Smally is a command line tool which can help you compress JPEG, PNG and GIF files losslessly, by invoking the famous 3rd party tools such as jpegtran, optipng and gifsicle, in batch and parallel mode, inplace and keep mtime unchanged. It is written in Python, combined with SQLite, and heavily relied on shell.

Actually, the code structure and logic of smally might be a bit strange. It repeated invoke itself throught a shell command which is triggered by a subprocess initiated by itself as well. I just want to keep everything as simple and straight forward as possible.
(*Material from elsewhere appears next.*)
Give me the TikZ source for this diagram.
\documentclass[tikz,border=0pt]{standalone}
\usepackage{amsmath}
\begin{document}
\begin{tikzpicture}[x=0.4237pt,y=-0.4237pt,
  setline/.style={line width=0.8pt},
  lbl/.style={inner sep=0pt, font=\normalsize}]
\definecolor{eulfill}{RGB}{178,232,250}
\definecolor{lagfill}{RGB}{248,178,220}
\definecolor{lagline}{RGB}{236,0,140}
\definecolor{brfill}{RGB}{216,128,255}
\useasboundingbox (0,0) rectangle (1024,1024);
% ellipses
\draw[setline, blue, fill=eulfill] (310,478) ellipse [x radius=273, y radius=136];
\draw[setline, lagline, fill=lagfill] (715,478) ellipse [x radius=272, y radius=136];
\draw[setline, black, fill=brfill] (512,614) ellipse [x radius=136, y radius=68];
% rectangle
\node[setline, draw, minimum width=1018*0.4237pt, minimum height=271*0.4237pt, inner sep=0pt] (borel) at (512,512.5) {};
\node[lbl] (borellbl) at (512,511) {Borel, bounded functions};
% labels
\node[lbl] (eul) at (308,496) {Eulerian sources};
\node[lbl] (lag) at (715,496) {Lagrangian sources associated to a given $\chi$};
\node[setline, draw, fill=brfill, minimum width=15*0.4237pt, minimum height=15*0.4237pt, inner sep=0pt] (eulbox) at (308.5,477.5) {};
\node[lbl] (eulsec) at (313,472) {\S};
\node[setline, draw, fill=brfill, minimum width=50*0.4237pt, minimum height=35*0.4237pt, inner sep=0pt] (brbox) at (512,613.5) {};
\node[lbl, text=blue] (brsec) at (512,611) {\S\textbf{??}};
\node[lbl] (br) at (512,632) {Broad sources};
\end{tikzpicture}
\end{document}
In some scenarios it indeed does a little bit more unnecessary work, but t's definitely also very funny! :)

How to Compress

JPEG

  1. Use jpegtran to remove all metadata, create a baseline version and a progressive version.
  2. Compare among the original file, baseline and progressive files, choose the smallest one in size.
  3. Whenever possible, choose progressive version.

PNG

Call optipng to compress PNG, in the most crazy -o7 -zm1-9 level. (Caveat: time-consuming, but better compression ratio)

GIF

Call gifsicle to compress GIF, by using -O3 --color 256.

How to Install

You need to install all 3rd party tools and smally itself as well.

# install tools on Fedora
$ sudo dnf install libjpeg-turbo-utils optipng gifsicle
# install tools on Ubuntu
$ sudo apt install libjpeg-turbo-progs optipng gifsicle
# install smally
$ pip install smally

How to Use

# command line help
$ python -m smally -h
# compress a single file, if option is not presented,
# smally will use file command to get file type info.
$ python -m smally [-j|-p|-g] <pathname>
# to compress a directory
$ python -m smally -r -P<N> <pathname>
# to compress all png and gif file in a directory
$ python -m smally -r -P<N> -p -g <pathname>

-r, recursive, it's a command line convention and normally you should use it when deal with a directory.
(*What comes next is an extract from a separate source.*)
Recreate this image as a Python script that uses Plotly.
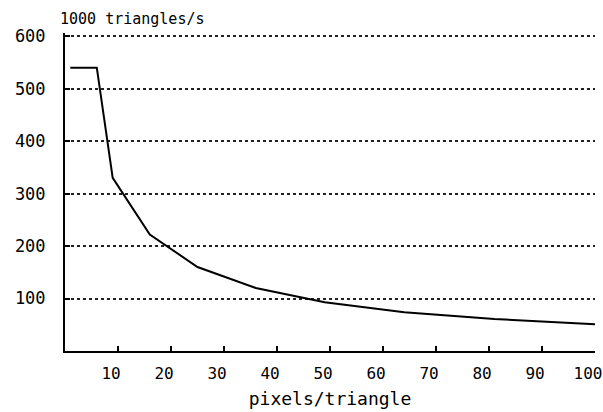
import plotly.graph_objects as go

pixels_per_triangle = [1, 6, 9, 16, 25, 36, 49, 64, 81, 100]
ktriangles_per_s = [540, 540, 330, 222, 160, 120, 93, 74, 61, 51]

x_ticks = [10, 20, 30, 40, 50, 60, 70, 80, 90, 100]
y_ticks = [100, 200, 300, 400, 500, 600]

FONT = "DejaVu Sans Mono"

fig = go.Figure()
fig.add_trace(go.Scatter(
    x=pixels_per_triangle, y=ktriangles_per_s, mode="lines",
    line=dict(color="black", width=2), showlegend=False, hoverinfo="skip",
))

fig.update_layout(
    width=603, height=412,
    margin=dict(l=65, r=8, t=33, b=61),
    paper_bgcolor="white", plot_bgcolor="white",
    font=dict(family=FONT, size=17, color="black"),
    xaxis=dict(
        range=[0, 100], tickmode="array", tickvals=x_ticks,
        ticktext=[str(v) for v in x_ticks],
        tickfont=dict(family=FONT, size=16),
        ticks="inside", ticklen=5, tickwidth=1.5, tickcolor="black",
        showline=True, linecolor="black", linewidth=2,
        showgrid=False, zeroline=False, ticklabelstandoff=7,
        ticklabelshift=-7, ticklabeloverflow="allow",
        automargin=False,
        title=dict(text="pixels/triangle", standoff=10,
                   font=dict(family=FONT, size=18)),
    ),
    yaxis=dict(
        range=[0, 606], tickmode="array", tickvals=y_ticks,
        ticktext=[str(v) for v in y_ticks],
        ticks="inside", ticklen=5, tickwidth=1.5, tickcolor="black",
        showline=True, linecolor="black", linewidth=2,
        showgrid=True, gridcolor="#222222", gridwidth=1.5, griddash="dot",
        zeroline=False, ticklabelstandoff=14, automargin=False,
        ticklabeloverflow="allow",
    ),
    annotations=[dict(
        text="1000 triangles/s", xref="paper", yref="paper",
        x=0, y=1 + 14 / 318, xanchor="left", yanchor="middle",
        showarrow=False, font=dict(family=FONT, size=15, color="black"),
        xshift=-6, borderpad=0,
    )],
)

fig.write_html(
    "out.html",
    config={"displayModeBar": False},
    post_script="document.body.style.margin='0';document.body.style.overflow='hidden';",
)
-P<N>, number of parallel processes, if missing, the logical cpu number would be used by defalut. If the specific number is larger than the number of logical cpu, smally choose the smaller one, since compression is cpu-intensive job, it makes no sense that the process number is bigger than the number of cpu.

# delete database record recursively
$ python -m smally -r -d <pathname>
# delete database record recursively only for jpeg picture
$ python -m smally -P4 -r -d -j <pathname>
# delete all temporary files generated by smally recursively
$ python -m smally -r -c <pathname>

-d, delete database record for the specific pathname when you want to redo the compress job, since the purpose of database records is to prevent smally from redoing the same job.
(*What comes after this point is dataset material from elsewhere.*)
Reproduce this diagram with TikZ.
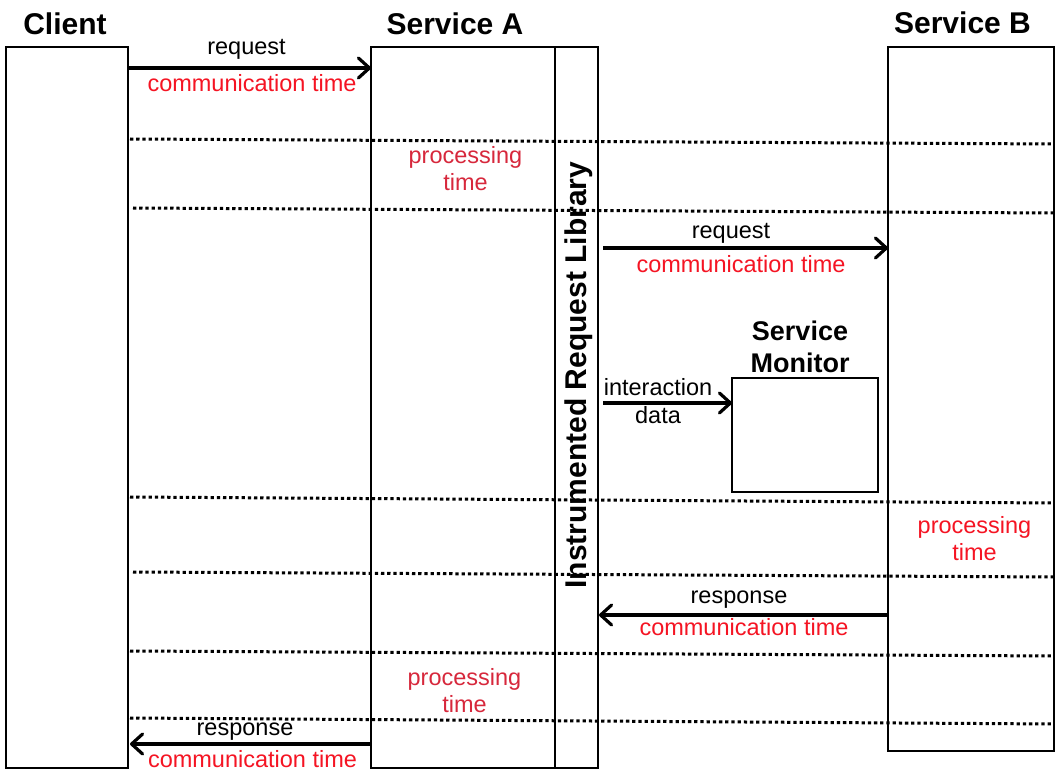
\documentclass[tikz,border=0pt]{standalone}
\usepackage{fontspec}
\setmainfont{Liberation Sans}
\usetikzlibrary{arrows.meta}
\definecolor{commred}{RGB}{245,20,35}
\definecolor{procred}{RGB}{215,40,60}
\begin{document}
\begin{tikzpicture}[x=1pt,y=-1pt,
  lane/.style={draw=black, line width=1.2pt, fill=white, inner sep=0pt, outer sep=0pt},
  title/.style={font=\bfseries\fontsize{30}{34}\selectfont, anchor=base, inner sep=0pt},
  lbl/.style={font=\fontsize{23.5}{27}\selectfont, anchor=base, inner sep=0pt, align=center},
  comm/.style={lbl, text=commred},
  proc/.style={lbl, text=procred},
  msg/.style={line width=3.2pt, -{Straight Barb[round, length=11pt, width=20pt]}},
  sep/.style={line width=3pt, dash pattern=on 3.3pt off 2.9pt},
]
% canvas
\fill[white] (0,0) rectangle (1061,773);
\useasboundingbox (0,0) rectangle (1061,773);

% lifeline boxes
\node[lane, minimum width=122pt, minimum height=721pt] (client) at (67,407.5) {};
\node[lane, minimum width=227pt, minimum height=721pt] (svcA) at (484.5,407.5) {};
\node[lane, minimum width=166pt, minimum height=704pt] (svcB) at (971,399) {};
\node[lane, minimum width=146pt, minimum height=114pt] (monitor) at (805,435) {};

% instrumented library strip inside Service A
\coordinate (libtop) at (555,47);
\coordinate (libbot) at (555,768);
\draw[line width=2pt] (libtop) -- (libbot);
\node[rotate=90, inner sep=0pt, font=\bfseries\fontsize{30}{34}\selectfont] (lib) at (579,375) {Instrumented Request Library};

% titles (multi-line nodes are placed by the baseline of their last line)
\node[title] (tclient) at (65,35) {Client};
\node[title] (tA) at (455,35) {Service A};
\node[title] (tB) at (962.5,34) {Service B};
\node[lbl, font=\bfseries\fontsize{27}{32}\selectfont] (tmon) at (800,372) {Service\\Monitor};

% phase separators
\draw[sep] (130,139) -- (1054,144);
\draw[sep] (133,208) -- (1054,213);
\draw[sep] (130,497) -- (1054,503);
\draw[sep] (133,572) -- (1054,577);
\draw[sep] (130,651) -- (1054,656);
\draw[sep] (130,718) -- (1054,724);

% client -> Service A
\draw[msg] (client.east |- 0,68) -- (svcA.west |- 0,68);
\node[lbl] (req1) at (246.5,55) {request};
\node[comm] (comm1) at (252,92) {communication time};
\node[proc] (proc1) at (465.5,190) {processing\\time};

% Service A -> Service B
\draw[msg] ([xshift=5pt]svcA.east |- 0,248) -- (svcB.west |- 0,248);
\node[lbl] (req2) at (731,238) {request};
\node[comm] (comm2) at (741,272) {communication time};

% library -> monitor
\draw[msg] ([xshift=5pt]svcA.east |- 0,403) -- (monitor.west |- 0,403);
\node[lbl, font=\fontsize{23.5}{28}\selectfont] (inter) at (658,423) {interaction\\data};

\node[comm] (proc2) at (974.5,560) {processing\\time};

% Service B -> Service A
\draw[msg] (svcB.west |- 0,615) -- ([xshift=1pt]svcA.east |- 0,615);
\node[lbl] (resp1) at (739,603) {response};
\node[comm] (comm3) at (744,635) {communication time};

\node[proc] (proc3) at (464.5,712) {processing\\time};

% Service A -> client
\draw[msg] (svcA.west |- 0,744) -- ([xshift=2pt]client.east |- 0,744);
\node[lbl] (resp2) at (245,735) {response};
\node[comm] (comm4) at (252.5,767) {communication time};
\end{tikzpicture}
\end{document}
-c, remove all temporary files generated by smally, which includes database file (SQLite) and database lock file (I use a file lock to realize mutex for multiple processes). If you want to redo everything, or store all your pictures to a place, use it.

APIs

There are 4 APIs offered by smally:

# import
from smally import (jpegtran,
                    optipng,
                    gifsicle,
                    is_jpeg_progressive)

# signature
def jpegtran(pathname: str) -> tuple[int,int]: ...
def optipng(pathname: str) -> tuple[int,int]: ...
def gifsicle(pathname: str) -> tuple[int,int]: ...
def is_jpeg_progressive(pathname: str) -> bool: ...

The first int in returned tuple is the saved byte number. It could be zero, which means no save, or negetive, which mean how many bytes have been saved. The second int is the original file size.